The Queer and Ally House, also known as Q&A House, intended to apply for permanent status this year, hoping that more stability will increase their ability to perform outreach, but were only able to obtain temporary theme house status.
Q&A House acts as a 24-hour safe space on campus, geared towards the LGBTQA community.
“We are the only 24-hour safe space on campus, which I think is really important, because even in such an accepting environment as Knox, if you’re struggling with your identity it’s really helpful to have a safe place that’s run by peers that you know have either gone through the same thing or are sympathetic to that,” junior Oakton Reynolds said.
Reynolds, who has lived in the house for two years, recalled an instance where a student utilized the house as a resource.

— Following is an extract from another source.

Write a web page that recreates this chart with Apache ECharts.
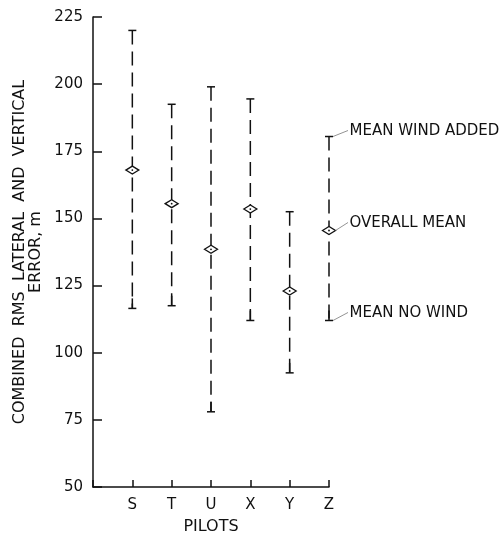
<!DOCTYPE html>
<html>
<head>
<meta charset="utf-8">
<script src="https://cdn.jsdelivr.net/npm/echarts@6/dist/echarts.min.js"></script>
<style>
html,body{margin:0;padding:0;background:#fff;}
#chart{width:504px;height:533px;}
</style>
</head>
<body>
<div id="chart"></div>
<script>
// ---- data ----
const pilots = ['S', 'T', 'U', 'X', 'Y', 'Z'];
const highValues = [220, 192.5, 199, 194.5, 152.5, 180.5];
const meanValues = [168, 155.5, 138.5, 153.5, 123, 145.5];
const lowValues  = [116.5, 117.5, 78, 112, 92.5, 112];
const yTicks = [50, 75, 100, 125, 150, 175, 200, 225];
const annotationLabels = ['MEAN WIND ADDED', 'OVERALL MEAN', 'MEAN NO WIND'];
const annotationKeys = ['high', 'mean', 'low'];

const FONT = 'DejaVu Sans';
const INK = '#111';

const barData = pilots.map((p, i) => [i + 1, lowValues[i], meanValues[i], highValues[i]]);

const zIndex = pilots.indexOf('Z');
const zLookup = { high: highValues[zIndex], mean: meanValues[zIndex], low: lowValues[zIndex] };
const annData = annotationLabels.map((t, i) => [zIndex + 1, zLookup[annotationKeys[i]], t, annotationKeys[i]]);

function renderBar(params, api) {
  const x = api.value(0);
  const lo = api.coord([x, api.value(1)]);
  const me = api.coord([x, api.value(2)]);
  const hi = api.coord([x, api.value(3)]);
  const cx = lo[0];
  const capW = 4;
  const dw = 6.5, dh = 4;
  return {
    type: 'group',
    children: [
      { type: 'line', shape: { x1: cx, y1: hi[1], x2: cx, y2: lo[1] },
        style: { stroke: INK, lineWidth: 1.5, lineDash: [14, 7] } },
      { type: 'line', shape: { x1: cx, y1: lo[1], x2: cx, y2: lo[1] - 10 },
        style: { stroke: INK, lineWidth: 1.5 } },
      { type: 'line', shape: { x1: cx - capW, y1: hi[1], x2: cx + capW, y2: hi[1] },
        style: { stroke: INK, lineWidth: 1.5 } },
      { type: 'line', shape: { x1: cx - capW, y1: lo[1], x2: cx + capW, y2: lo[1] },
        style: { stroke: INK, lineWidth: 1.5 } },
      { type: 'polygon', shape: { points: [[cx - dw, me[1]], [cx, me[1] - dh], [cx + dw, me[1]], [cx, me[1] + dh]] },
        style: { fill: '#fff', stroke: INK, lineWidth: 1.3 } },
      { type: 'circle', shape: { cx: cx, cy: me[1], r: 0.9 }, style: { fill: INK } }
    ]
  };
}

function renderAnn(params, api) {
  const p = api.coord([api.value(0), api.value(1)]);
  const key = annData[params.dataIndex][3];
  const label = annData[params.dataIndex][2];
  const startX = p[0] + (key === 'mean' ? 6.5 : 4);
  const endX = p[0] + 19;
  const ty = p[1] - (key === 'high' ? 5 : 7);
  return {
    type: 'group',
    children: [
      { type: 'line', shape: { x1: startX, y1: p[1], x2: endX, y2: ty - 1 },
        style: { stroke: '#777', lineWidth: 0.8 } },
      { type: 'text', style: { x: endX + 1.5, y: ty, text: label, fill: INK,
        font: '15px "' + FONT + '"', textAlign: 'left', textVerticalAlign: 'middle' } }
    ]
  };
}

const chart = echarts.init(document.getElementById('chart'), null, { renderer: 'canvas' });
chart.setOption({
  animation: false,
  backgroundColor: '#fff',
  grid: { left: 93, right: 175, top: 17, bottom: 46, containLabel: false, outerBoundsMode: 'none' },
  xAxis: {
    type: 'value', min: 0, max: pilots.length, interval: 1,
    name: 'PILOTS', nameLocation: 'middle', nameGap: 32,
    nameTextStyle: { color: INK, fontSize: 16, fontFamily: FONT },
    axisLine: { lineStyle: { color: INK, width: 1.5 } },
    axisTick: { inside: true, length: 7, lineStyle: { color: INK, width: 1.5 } },
    axisLabel: { color: INK, fontSize: 15, fontFamily: FONT, margin: 11,
      formatter: v => (v >= 1 && v <= pilots.length) ? pilots[v - 1] : '' },
    splitLine: { show: false }
  },
  yAxis: {
    type: 'value', min: yTicks[0], max: yTicks[yTicks.length - 1], interval: 25,
    name: 'COMBINED  RMS  LATERAL  AND  VERTICAL\nERROR, m',
    nameLocation: 'middle', nameGap: 49,
    nameTextStyle: { color: INK, fontSize: 16, fontFamily: FONT, lineHeight: 16 },
    axisLine: { lineStyle: { color: INK, width: 1.5 } },
    axisTick: { inside: true, length: 9, lineStyle: { color: INK, width: 1.5 } },
    axisLabel: { color: INK, fontSize: 15, fontFamily: FONT, margin: 10 },
    splitLine: { show: false }
  },
  series: [
    { type: 'custom', renderItem: renderBar, data: barData, clip: false,
      encode: { x: 0, y: [1, 2, 3] } },
    { type: 'custom', renderItem: renderAnn, data: annData, clip: false,
      encode: { x: 0, y: 1 } }
  ]
});
</script>
</body>
</html>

“I had one guy last year who came here a couple times and just played Mario Kart with us,” Reynolds said. “You could just tell that he was not okay but he didn’t want to talk about it and, like, the very last day he came here … and just talked about some things.”
“He ended up leaving Knox for financial reasons but he was here; he used this resource.”
Reynolds believes that the mission of Q&A and the resource it provides to campus sets them apart from traditional theme houses.
“We’ve been around since 2009, and we have always kind of thought that we were more than a theme house … we’re not really a theme. We’re not really a cultural house either, but we are a resource that belongs here.”
Q&A House has been seeking a more established presence on campus for several years, according to Reynolds.
“I don’t know about the founders of this house, but definitely the past couple of years…we have been trying to get out of the normal house lottery process.”
Theme houses reapply for housing every year and are required to meet certain contractual obligations to retain the ability to reapply. These requirements, according to Reynolds, serve to stifle the ability of Q&A House to perform outreach.
“I hope that we are more legitimized, because a lot of people on campus know we exist, but not everyone knows where we are, and a lot of people know what we do, but don’t quite understand it all the way.”
Reynolds is confident that the house will be successful moving forward with the permanent housing process. He said that he has received support from members of Student Senate as well as Associated Dean of Campus Life Craig Southern and Assistant Director of Campus Life for Housing Operations Koreen Kerfoot.
Kerfoot said that the Campus Life office would assist them moving forward as “they’re a strong house.”
“It was established that this year we are just another theme house, so we applied to be a theme house, we were accepted and then they also gave us a path that we can go down to become long term, so hopefully we are going to jump on that right away and that process will be well underway by the end of this academic year to make us a more permanent presence,” Reynolds said.